Lemont E. Brown, foreman for John Paul, has been in poor health all winter. Though will in camp he is not able to do much work.
Mrs. W. H. Potts and her son Oscar, who is now grown to be a young man arrived from Plover last Saturday and are visiting friends in the city.
Hon. H. H. Giles, of Madison, will speak on Temperance at the M. F. Church tomorrow evening. It will do you good to go and hear him. On Thursday morning he will attend the Good Templars convention at Greenwood.
M. E. quarterly meeting, at the church next Sunday morning, love feast at 10 a.m.; preaching at 11 a.m. followed by sacrament of the Lord’s Supper. Services in the evening as usual, also services at Pleasant Ridge at 2:30.
Thomas Morris of Minneapolis is in the city to spend the holidays. He has large contracts of plastering in Minneapolis and Brainerd. We were pleased to learn that he will return to Neillsville next spring, and erect a residence on the North Side.
Miss Carrie Jackson, a teacher at Eau Claire, and Miss Irene Lewis, a teacher in the high school at Black River Falls, are spending the week of the holidays with Mrs. L. A. Doolittle. Mrs. Xury Lewis will spend the winter with Mrs. Doolittle.
Fred Lee, Jr., who for about six months has been living at Perham, Minnesota, located on the Northern Pacific R. R. thirty-five miles East of Fargo, is home for the holidays. Fred says the thermometer has registered 40 degrees below at that place.
The town board of the town of Weston met on the 2nd day of November and divided school district No. 2, known as the Hyslip district, setting off sections 2, 3, 4, 9, 10, and 11. 25 2 west, as a new district called No. 8. This new district has organized by electing A. M. Harriman clerk; C. P. La Fleur, director, and Charles Kayhart, treasurer, and they have voted a tax to build a new school house near the residence of C. P. LaFleur. A large number of people in both districts are dissatisfied with this division, and Ebrenzo Gates has appealed to the State Superintendent from the action of the board.
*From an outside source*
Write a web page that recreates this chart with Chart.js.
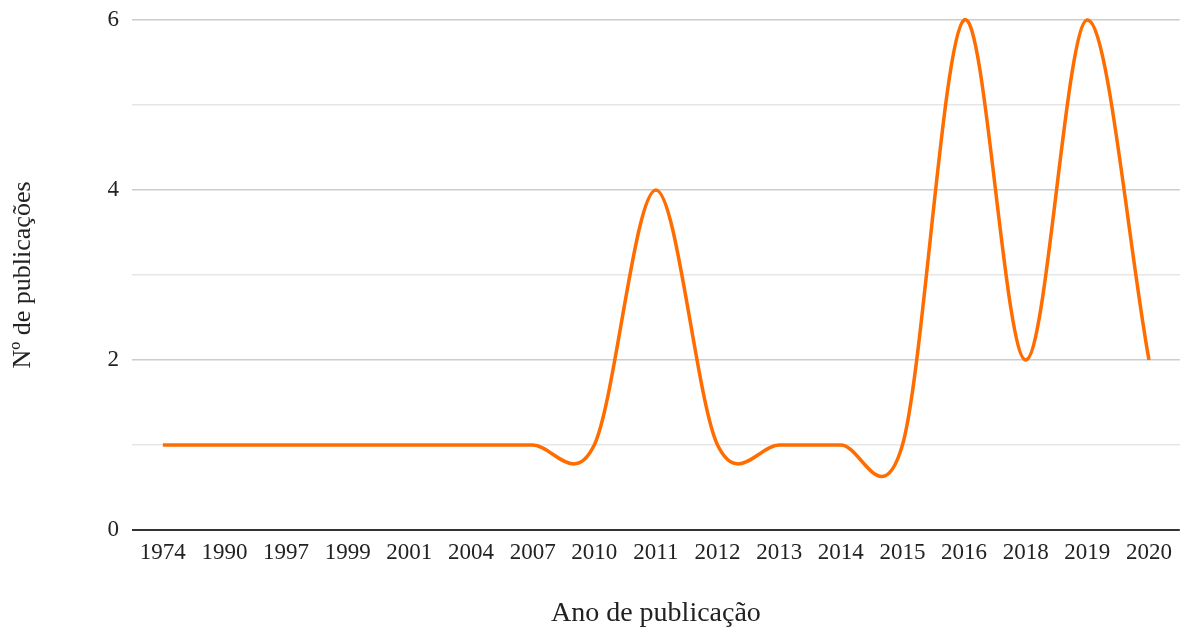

The objections urged are that neither district can maintain a good school without oppressive taxation. The valuation of all real estate in the new district exceeds that in the old by $4,994, and the valuation of all property in the new district exceeds that in the old by $3,837.60. It is claimed that there are only three sections of good land left in the old district, section 14, 15, and 23, and that the other two sections, 16 and 22 are largely pine chopping. The people in the old district wanted section 9, 10, and 11, left in their territory, and it is stated that the people in three or four sections on the south line of the town of Eaton would have been pleased if they could have had a joint district with what is now Dist. No. 8 of Weston. The State Superintendent will probably not interfere with the order of the board unless some very palpable error is pointed out. The Superintendant on appeal will not interfere with the action of the board a matter of simple discretion unless there has been a plan abuse of their powers.